PROBLEM —
Copy nothing but the text: reproduce each line of the listing exactly and leave the pictures out.

DATA SHOWN —
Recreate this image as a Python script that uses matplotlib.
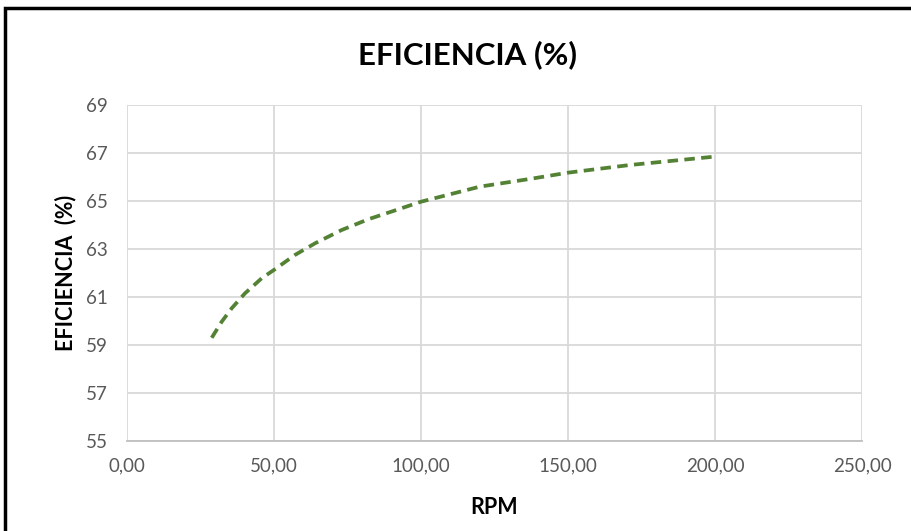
import matplotlib
matplotlib.use("Agg")
import matplotlib.pyplot as plt
from matplotlib.patches import Rectangle
from matplotlib.ticker import FuncFormatter, MultipleLocator, FixedLocator

# Data
rpm = [28.8, 32.2, 35.6, 40.1, 45.8, 50.0, 57.1, 64.0, 73.0, 82.1, 90.0,
       100.0, 120.1, 137.1, 150.0, 171.1, 200.0]
eficiencia = [59.30, 59.97, 60.53, 61.15, 61.78, 62.13, 62.75, 63.24, 63.79,
              64.24, 64.56, 64.97, 65.60, 65.92, 66.18, 66.50, 66.85]

y_ticks = [55, 57, 59, 61, 63, 65, 67, 69]
title = "EFICIENCIA (%)"
xlabel = "RPM"
ylabel = "EFICIENCIA  (%)"

plt.rcParams['font.family'] = ['Lato', 'DejaVu Sans']

fig = plt.figure(figsize=(9.12, 5.31), dpi=100)
ax = fig.add_axes([0.1393, 0.1695, 0.9452 - 0.1393, 0.8023 - 0.1695])

ax.plot(rpm, eficiencia, color='#548235', linewidth=2.7,
        linestyle=(0, (2.8, 1.7)), dash_capstyle='butt', zorder=3)

ax.set_xlim(0, 250)
ax.set_ylim(55, 69)
ax.xaxis.set_major_locator(MultipleLocator(50))
ax.yaxis.set_major_locator(FixedLocator(y_ticks))
ax.xaxis.set_major_formatter(FuncFormatter(lambda v, p: f"{v:.2f}".replace('.', ',')))
ax.yaxis.set_major_formatter(FuncFormatter(lambda v, p: f"{v:.0f}"))

ax.grid(True, color='#d9d9d9', linewidth=1.3)
ax.set_axisbelow(True)
for s in ['top', 'right', 'left']:
    ax.spines[s].set_visible(False)
ax.spines['bottom'].set_color('#bfbfbf')
ax.spines['bottom'].set_linewidth(1.3)
ax.tick_params(length=0, labelsize=13.5, colors='#595959')
ax.tick_params(axis='x', pad=12)
ax.tick_params(axis='y', pad=14)

ax.set_xlabel(xlabel, fontsize=15.5, fontweight='bold', color='black', labelpad=16)
ax.set_ylabel(ylabel, fontsize=15.5, fontweight='bold', color='black', labelpad=7)

fig.text(0.513, 0.897, title, ha='center', va='center', fontsize=22.5, fontweight='bold')

# Outer black frame (cropped at right and bottom)
fig.patches.append(Rectangle((5 / 912, -0.2), 1.5, (531 - 8) / 531 + 0.2,
                             transform=fig.transFigure, fill=False,
                             edgecolor='black', linewidth=2.5))

fig.savefig("out.png", dpi=100)
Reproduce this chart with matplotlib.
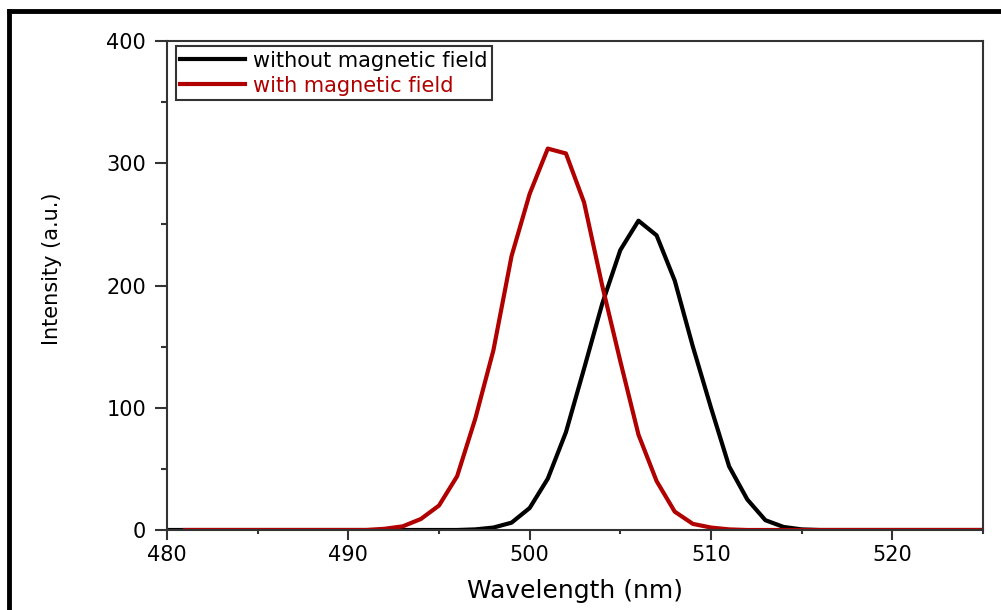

COMPLETE OUTPUT —
Recreate this image as a Python script that uses matplotlib.
import matplotlib
matplotlib.use("Agg")
import matplotlib.pyplot as plt
from matplotlib.patches import Rectangle
from matplotlib.ticker import FuncFormatter, MultipleLocator, FixedLocator

# Data
rpm = [28.8, 32.2, 35.6, 40.1, 45.8, 50.0, 57.1, 64.0, 73.0, 82.1, 90.0,
       100.0, 120.1, 137.1, 150.0, 171.1, 200.0]
eficiencia = [59.30, 59.97, 60.53, 61.15, 61.78, 62.13, 62.75, 63.24, 63.79,
              64.24, 64.56, 64.97, 65.60, 65.92, 66.18, 66.50, 66.85]

y_ticks = [55, 57, 59, 61, 63, 65, 67, 69]
title = "EFICIENCIA (%)"
xlabel = "RPM"
ylabel = "EFICIENCIA  (%)"

plt.rcParams['font.family'] = ['Lato', 'DejaVu Sans']

fig = plt.figure(figsize=(9.12, 5.31), dpi=100)
ax = fig.add_axes([0.1393, 0.1695, 0.9452 - 0.1393, 0.8023 - 0.1695])

ax.plot(rpm, eficiencia, color='#548235', linewidth=2.7,
        linestyle=(0, (2.8, 1.7)), dash_capstyle='butt', zorder=3)

ax.set_xlim(0, 250)
ax.set_ylim(55, 69)
ax.xaxis.set_major_locator(MultipleLocator(50))
ax.yaxis.set_major_locator(FixedLocator(y_ticks))
ax.xaxis.set_major_formatter(FuncFormatter(lambda v, p: f"{v:.2f}".replace('.', ',')))
ax.yaxis.set_major_formatter(FuncFormatter(lambda v, p: f"{v:.0f}"))

ax.grid(True, color='#d9d9d9', linewidth=1.3)
ax.set_axisbelow(True)
for s in ['top', 'right', 'left']:
    ax.spines[s].set_visible(False)
ax.spines['bottom'].set_color('#bfbfbf')
ax.spines['bottom'].set_linewidth(1.3)
ax.tick_params(length=0, labelsize=13.5, colors='#595959')
ax.tick_params(axis='x', pad=12)
ax.tick_params(axis='y', pad=14)

ax.set_xlabel(xlabel, fontsize=15.5, fontweight='bold', color='black', labelpad=16)
ax.set_ylabel(ylabel, fontsize=15.5, fontweight='bold', color='black', labelpad=7)

fig.text(0.513, 0.897, title, ha='center', va='center', fontsize=22.5, fontweight='bold')

# Outer black frame (cropped at right and bottom)
fig.patches.append(Rectangle((5 / 912, -0.2), 1.5, (531 - 8) / 531 + 0.2,
                             transform=fig.transFigure, fill=False,
                             edgecolor='black', linewidth=2.5))

fig.savefig("out.png", dpi=100)
Reproduce this chart with matplotlib.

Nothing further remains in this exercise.